I remember rather clearly the night that I saw Michael Clayton. It was a bitterly cold night, in fact the night before a snowstorm. (I watched the film late in its run.) It was wet, dark, and unpleasant. I escaped into the dollar theater to cross this film off my list of Oscar films I had to see. I needed an escape. I found one.
When I refer to Michael Clayton as a “popcorn movie,” it’s tempting to read that as a dismissal of the film. It was a serious, sober film. It was nominated for several oscars and won one. It ranked sky high on best of the year lists. Everything about the film screams serious. It shouldn’t be reduced to just “a fun escape.”
The thing is, I’m not calling Michael Clayton a popcorn movie as a slight on the film but rather a celebration of escapist films which we often forget can include films for adults. This is a supremely well made film that at day’s end serves about the same function as Transformers. It dazzles us with techniques while playing in familiar tropes.
The movie is, to be blunt, a rather simplistic one. Yes, the film wants you to think the title character is ethically ambiguous but is he really? He’s cynical about his job and takes to doing the right thing rather easily. The film also makes it incredibly easy to hate the villains, that old standby of an eeeevil corporation poisoning innocents and the vicious lawyers representing them. This is not complicated stuff.
And that’s kind of a relief for a viewer. Look at the climate in 2007 after all. The Bush years were headed to a close. The economy was collapsing dramatically. An election season was on. The rest of the films targeting older viewers tended to be either oppressively bleak (No Country For Old Men), agonizingly political (Rendition/Lions For Lambs/In The Valley of Elah), or not really for adults (the horror wave.) Here was a popcorn movie that required following the plot.
What makes Michael Clayton so brilliant then isn’t what it says but how it says it. The film marked the directorial debut of veteran writer Tony Gilroy. He benefited strongly from a wealth of talent aiding him including a great cast, DP Robert Elswit, and sleek editing by his brother John Gilroy but his best weapon is his script. This is by far and away one of the tightest scripts I’ve read. It moves compulsively with incredible dialogue that’s a joy to listen to. It’s one I actually made a point to buy a hard copy of just to study.

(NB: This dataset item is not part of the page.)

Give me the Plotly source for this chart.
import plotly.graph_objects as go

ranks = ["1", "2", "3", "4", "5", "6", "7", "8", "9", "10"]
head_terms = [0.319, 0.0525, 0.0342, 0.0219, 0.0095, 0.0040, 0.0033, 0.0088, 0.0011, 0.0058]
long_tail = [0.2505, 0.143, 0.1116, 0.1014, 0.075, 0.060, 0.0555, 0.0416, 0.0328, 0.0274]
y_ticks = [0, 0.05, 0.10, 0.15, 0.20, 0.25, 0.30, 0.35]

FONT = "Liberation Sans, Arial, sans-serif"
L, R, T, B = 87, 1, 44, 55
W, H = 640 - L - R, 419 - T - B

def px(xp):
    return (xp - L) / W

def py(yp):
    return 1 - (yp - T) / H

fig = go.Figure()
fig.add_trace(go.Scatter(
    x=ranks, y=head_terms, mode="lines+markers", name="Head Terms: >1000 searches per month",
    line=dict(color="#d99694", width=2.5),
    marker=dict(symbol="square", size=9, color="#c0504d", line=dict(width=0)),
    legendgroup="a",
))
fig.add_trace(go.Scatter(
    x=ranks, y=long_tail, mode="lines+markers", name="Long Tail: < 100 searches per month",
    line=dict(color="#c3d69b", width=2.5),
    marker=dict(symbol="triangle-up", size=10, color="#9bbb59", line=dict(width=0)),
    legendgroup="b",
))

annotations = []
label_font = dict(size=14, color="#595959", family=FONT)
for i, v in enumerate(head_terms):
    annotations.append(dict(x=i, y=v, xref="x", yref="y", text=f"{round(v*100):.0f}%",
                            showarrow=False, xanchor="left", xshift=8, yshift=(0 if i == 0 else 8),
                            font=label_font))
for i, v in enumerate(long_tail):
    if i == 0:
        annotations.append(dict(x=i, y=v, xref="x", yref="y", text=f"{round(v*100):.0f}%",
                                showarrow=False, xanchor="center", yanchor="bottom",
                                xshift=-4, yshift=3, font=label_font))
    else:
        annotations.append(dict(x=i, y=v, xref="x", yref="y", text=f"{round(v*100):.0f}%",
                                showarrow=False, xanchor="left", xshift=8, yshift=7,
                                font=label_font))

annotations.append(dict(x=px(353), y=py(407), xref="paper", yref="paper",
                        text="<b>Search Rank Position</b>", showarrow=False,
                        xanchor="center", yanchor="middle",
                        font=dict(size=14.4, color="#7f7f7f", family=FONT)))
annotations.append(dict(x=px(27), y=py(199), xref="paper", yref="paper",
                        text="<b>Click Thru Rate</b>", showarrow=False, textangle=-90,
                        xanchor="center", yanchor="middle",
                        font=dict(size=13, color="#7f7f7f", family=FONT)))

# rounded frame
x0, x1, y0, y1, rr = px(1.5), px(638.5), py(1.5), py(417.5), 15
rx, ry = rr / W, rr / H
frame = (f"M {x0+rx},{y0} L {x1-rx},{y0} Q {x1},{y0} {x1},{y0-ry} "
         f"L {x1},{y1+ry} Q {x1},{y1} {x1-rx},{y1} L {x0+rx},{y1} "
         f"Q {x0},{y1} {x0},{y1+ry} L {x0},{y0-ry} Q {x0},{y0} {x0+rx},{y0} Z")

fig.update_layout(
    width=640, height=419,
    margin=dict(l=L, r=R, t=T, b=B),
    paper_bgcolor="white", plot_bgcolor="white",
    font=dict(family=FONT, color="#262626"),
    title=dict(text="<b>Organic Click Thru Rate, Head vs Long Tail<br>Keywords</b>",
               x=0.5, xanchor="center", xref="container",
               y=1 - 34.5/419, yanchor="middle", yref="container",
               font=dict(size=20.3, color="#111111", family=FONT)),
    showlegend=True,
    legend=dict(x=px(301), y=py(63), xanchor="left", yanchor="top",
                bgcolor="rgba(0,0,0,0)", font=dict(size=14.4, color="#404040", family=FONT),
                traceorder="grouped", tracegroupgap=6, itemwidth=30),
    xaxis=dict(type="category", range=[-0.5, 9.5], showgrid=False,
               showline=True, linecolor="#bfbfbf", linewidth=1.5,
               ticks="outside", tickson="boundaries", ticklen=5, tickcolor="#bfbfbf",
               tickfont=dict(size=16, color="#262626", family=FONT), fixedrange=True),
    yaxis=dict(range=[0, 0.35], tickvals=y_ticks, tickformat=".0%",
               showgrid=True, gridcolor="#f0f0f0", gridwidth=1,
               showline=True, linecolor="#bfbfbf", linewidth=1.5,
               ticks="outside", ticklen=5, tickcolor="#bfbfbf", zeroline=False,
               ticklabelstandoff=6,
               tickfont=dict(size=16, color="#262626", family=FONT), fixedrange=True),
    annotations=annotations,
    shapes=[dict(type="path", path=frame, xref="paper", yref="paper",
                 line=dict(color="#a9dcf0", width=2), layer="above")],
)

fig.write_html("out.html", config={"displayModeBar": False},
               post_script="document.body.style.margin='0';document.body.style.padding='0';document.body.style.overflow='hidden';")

It’s an utterly fantastic film to look at. Everything about the film suggests cold. It’s filled with lots of shots in early morning. Elswit, a veteran of such films as Boogie Nights and Good Night and Good Luck, gives everything a starkness in his lighting. When we’re inside, it’s almost all the peak of opulence but it’s not fetishized as much as distant and unpleasant. Again, simple but damned effective.
Of course, what really makes the film hum are the performances. Sydney Pollack, in his penultimate turn, once more embodies everything wrong with higher ups as he did often in his career. Tom Wilkinson shines in a supporting turn that’s so good you forget he’s really not in the film all that long. Then there’s Tilda Swinton, cast far against type as a fairly normal version of a villainous lawyer. It’s so startling seeing her not playing weird that I’d argue she won her (richly deserved) Oscar for playing ordinary.
But this is George Clooney’s show. I’ll take all the criticism for this but Clooney by far and away gave the best lead performance of the year. No, he’s not far outside of his range playing a slickster gifted at his job, but so what? Clooney is one of the all time greats in that range and he’s just incredible here. He dominates the film in every scene he’s in, never letting you doubt he’s going to walk away on top. This is a turn akin to a great singer just belting it. Should’ve been his second Oscar.
I started this essay by arguing that the film is a popcorn film, not a “serious film.” The thing is, I don’t think the film didn’t deserve every award it got. I even think it deserved more. In a great year, I only saw two other films I thought were better. This is a piece of entertainment, and if that’s what Hollywood does then why not cite entertainment done at its best. This is a slightly forgotten film now but it deserves far better. Watch it.